MATERIAL PROVIDED:
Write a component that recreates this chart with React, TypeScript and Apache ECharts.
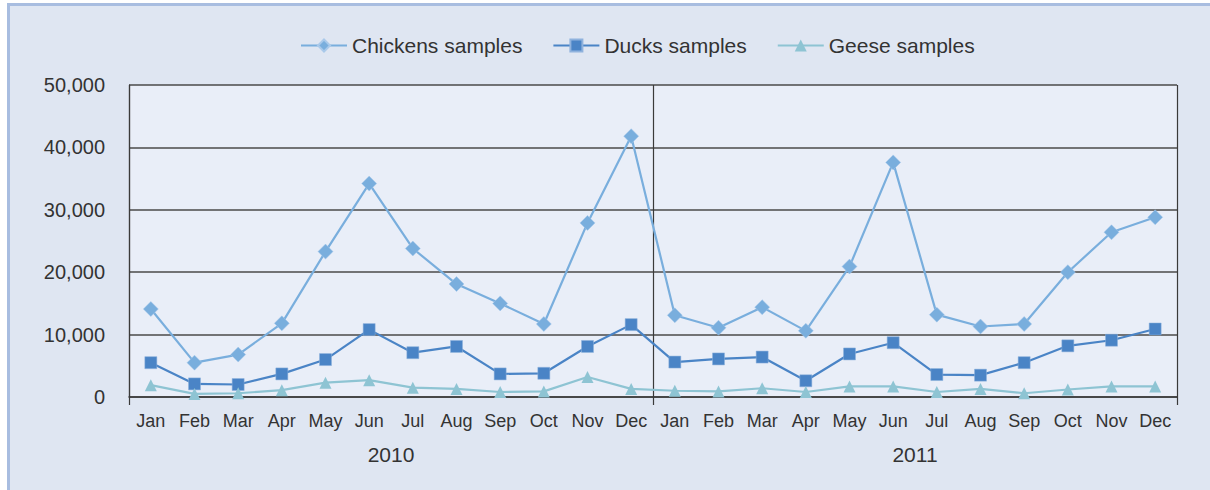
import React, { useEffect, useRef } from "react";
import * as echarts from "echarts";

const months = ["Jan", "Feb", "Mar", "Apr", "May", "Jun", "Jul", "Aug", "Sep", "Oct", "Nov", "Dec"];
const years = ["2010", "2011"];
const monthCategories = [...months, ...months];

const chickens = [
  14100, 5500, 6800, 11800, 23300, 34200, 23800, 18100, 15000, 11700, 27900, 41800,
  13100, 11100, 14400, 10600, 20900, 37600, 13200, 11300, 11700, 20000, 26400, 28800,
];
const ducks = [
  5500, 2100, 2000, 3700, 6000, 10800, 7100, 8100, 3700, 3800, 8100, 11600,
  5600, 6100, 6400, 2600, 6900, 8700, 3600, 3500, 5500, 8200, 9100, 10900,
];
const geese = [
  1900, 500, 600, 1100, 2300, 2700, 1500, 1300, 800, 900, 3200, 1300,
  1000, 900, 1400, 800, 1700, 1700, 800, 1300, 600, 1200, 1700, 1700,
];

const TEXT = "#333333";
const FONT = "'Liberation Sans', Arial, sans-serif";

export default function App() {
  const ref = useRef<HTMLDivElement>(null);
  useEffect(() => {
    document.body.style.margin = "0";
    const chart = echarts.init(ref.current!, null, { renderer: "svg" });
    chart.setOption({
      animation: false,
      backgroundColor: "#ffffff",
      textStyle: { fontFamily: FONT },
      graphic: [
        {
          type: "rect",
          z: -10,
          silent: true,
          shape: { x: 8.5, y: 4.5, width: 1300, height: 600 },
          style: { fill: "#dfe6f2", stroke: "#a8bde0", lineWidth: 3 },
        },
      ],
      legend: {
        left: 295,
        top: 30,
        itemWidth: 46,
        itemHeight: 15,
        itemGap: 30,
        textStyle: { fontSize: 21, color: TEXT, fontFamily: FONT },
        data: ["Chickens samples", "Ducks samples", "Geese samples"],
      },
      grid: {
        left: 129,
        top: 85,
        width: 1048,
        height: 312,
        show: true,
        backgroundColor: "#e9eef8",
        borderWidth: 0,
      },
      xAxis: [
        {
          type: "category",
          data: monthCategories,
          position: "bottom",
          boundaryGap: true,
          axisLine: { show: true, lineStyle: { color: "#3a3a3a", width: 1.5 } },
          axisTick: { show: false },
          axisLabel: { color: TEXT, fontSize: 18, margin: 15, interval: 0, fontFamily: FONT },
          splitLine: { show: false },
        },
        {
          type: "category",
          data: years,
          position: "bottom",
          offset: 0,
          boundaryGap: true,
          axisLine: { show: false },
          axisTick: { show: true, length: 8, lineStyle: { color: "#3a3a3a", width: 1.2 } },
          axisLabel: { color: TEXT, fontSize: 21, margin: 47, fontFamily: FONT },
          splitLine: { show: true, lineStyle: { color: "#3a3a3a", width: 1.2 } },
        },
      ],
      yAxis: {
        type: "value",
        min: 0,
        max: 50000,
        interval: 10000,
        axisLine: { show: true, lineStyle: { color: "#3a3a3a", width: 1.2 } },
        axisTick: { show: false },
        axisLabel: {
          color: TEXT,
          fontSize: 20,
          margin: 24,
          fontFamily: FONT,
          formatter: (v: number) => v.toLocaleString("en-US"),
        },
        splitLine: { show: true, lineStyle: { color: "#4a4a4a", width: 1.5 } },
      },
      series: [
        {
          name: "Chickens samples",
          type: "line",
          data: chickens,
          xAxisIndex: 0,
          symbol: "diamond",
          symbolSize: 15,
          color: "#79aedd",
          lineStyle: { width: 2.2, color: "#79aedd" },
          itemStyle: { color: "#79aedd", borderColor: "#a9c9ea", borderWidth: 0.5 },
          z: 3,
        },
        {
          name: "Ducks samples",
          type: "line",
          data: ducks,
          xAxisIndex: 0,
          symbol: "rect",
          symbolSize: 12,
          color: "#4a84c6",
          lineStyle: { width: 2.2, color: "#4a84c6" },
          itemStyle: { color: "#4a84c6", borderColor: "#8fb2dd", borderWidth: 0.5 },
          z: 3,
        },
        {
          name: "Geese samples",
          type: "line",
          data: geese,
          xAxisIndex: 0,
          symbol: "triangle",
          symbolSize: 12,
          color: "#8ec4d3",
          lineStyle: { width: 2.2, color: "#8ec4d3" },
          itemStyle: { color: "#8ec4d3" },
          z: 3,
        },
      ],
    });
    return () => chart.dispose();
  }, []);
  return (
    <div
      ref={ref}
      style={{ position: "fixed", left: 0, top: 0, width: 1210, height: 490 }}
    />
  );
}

THE PROBLEM: Pictures stay out. Print the data exactly, from its first line through the line containing "const monthCategories = [...months, ...months];".

RESULT OF THE TASK:
Write a component that recreates this chart with React, TypeScript and Apache ECharts.
import React, { useEffect, useRef } from "react";
import * as echarts from "echarts";

const months = ["Jan", "Feb", "Mar", "Apr", "May", "Jun", "Jul", "Aug", "Sep", "Oct", "Nov", "Dec"];
const years = ["2010", "2011"];
const monthCategories = [...months, ...months];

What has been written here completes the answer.